Rule 3.5(a) and (b) and 8.4(d) of the Mississippi Rules of Professional Conduct (MRPC).
An opinion from this Committee has been requested on the following question:
Is it proper and ethical for a practicing attorney who has numerous cases before an administrative body, which has judicial powers, to habitually curry favor with hearing officers by taking them out and paying for their meals, giving them bottles of whiskey and otherwise paying for their entertainment?
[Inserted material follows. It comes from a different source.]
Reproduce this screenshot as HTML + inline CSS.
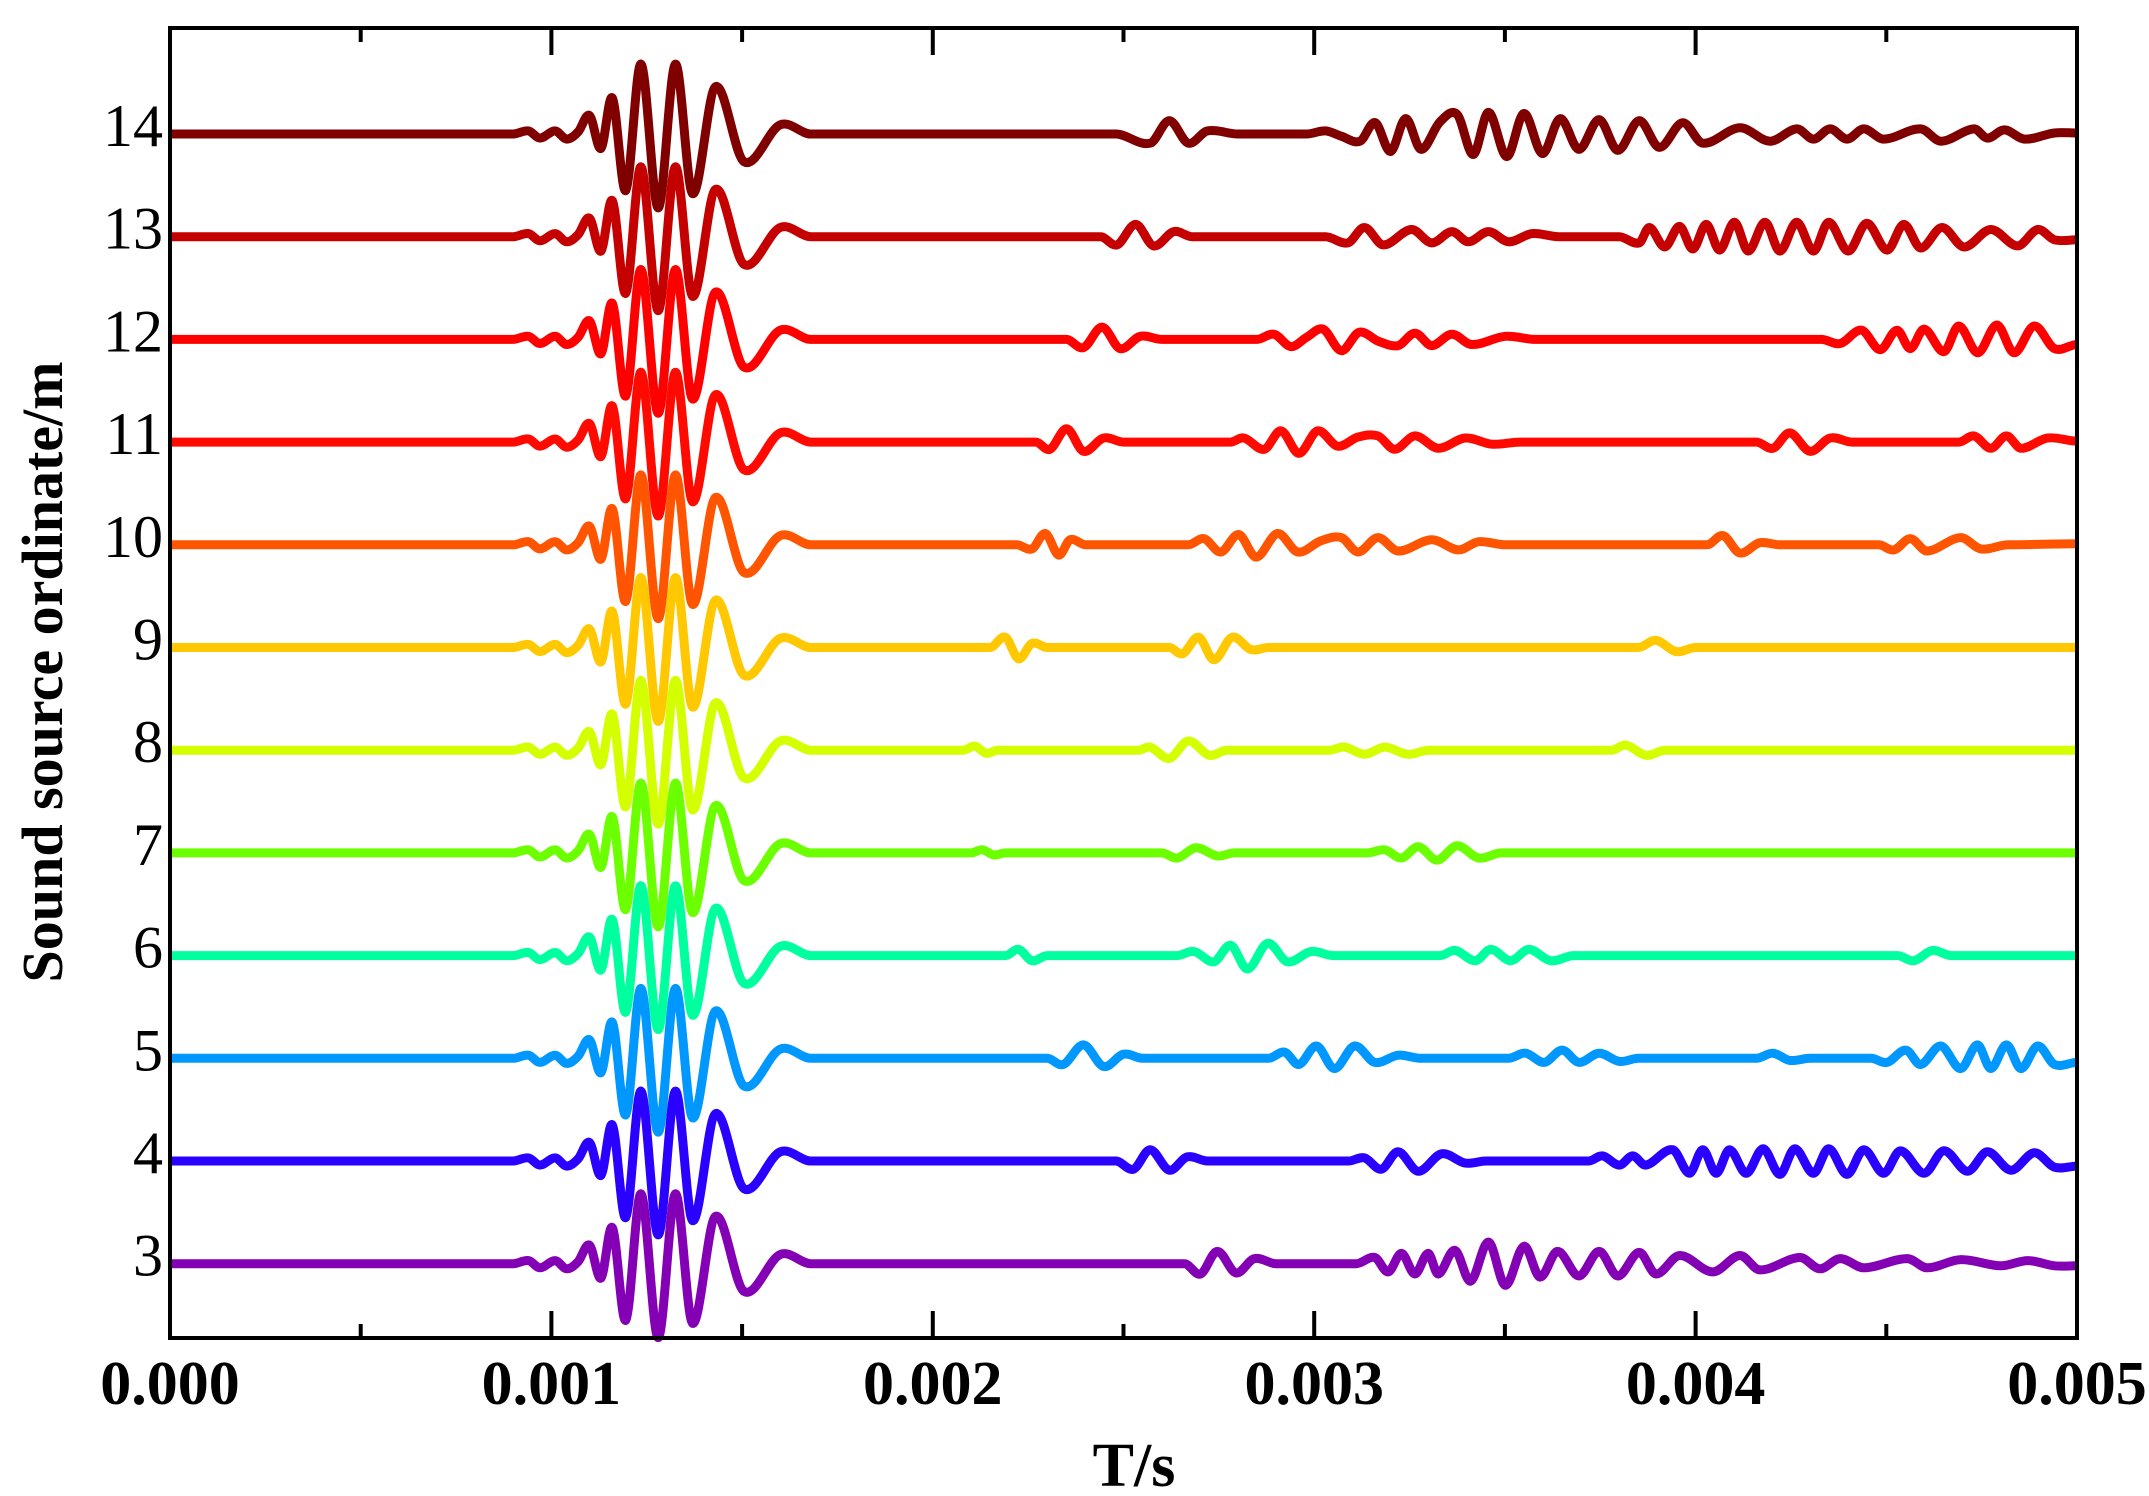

In the opinion of this Committee, the practice described in the foregoing question is improper and unethical. Marked attention and unusual hospitality on the part of a lawyer to a judge, uncalled for by the personal relations of the parties, subject both the judge and the lawyer to misconstructions of motive and should be avoided. A lawyer deserves rebuke and denunciation for any device or attempt to gain from a judge a special personal consideration or favor.
Rule 3.5, MRPC, states in part:
A lawyer shall not:
(a) seek to influence a judge, juror, prospective juror or other official by means prohibited by law;
(b) communicate ex parte with such a person during the proceeding unless authorized to do so by law or court order;
Rule 8.4(d), MRPC, states in part:
It is professional misconduct for a lawyer to:
(d) engage in conduct that is prejudicial to the administration of justice.
The Committee believes that the aforesaid principles which apply regarding a lawyer's relationship with a judge, also, apply regarding a lawyer's relationship with an administrative hearing officer or other quasi-judicial officer.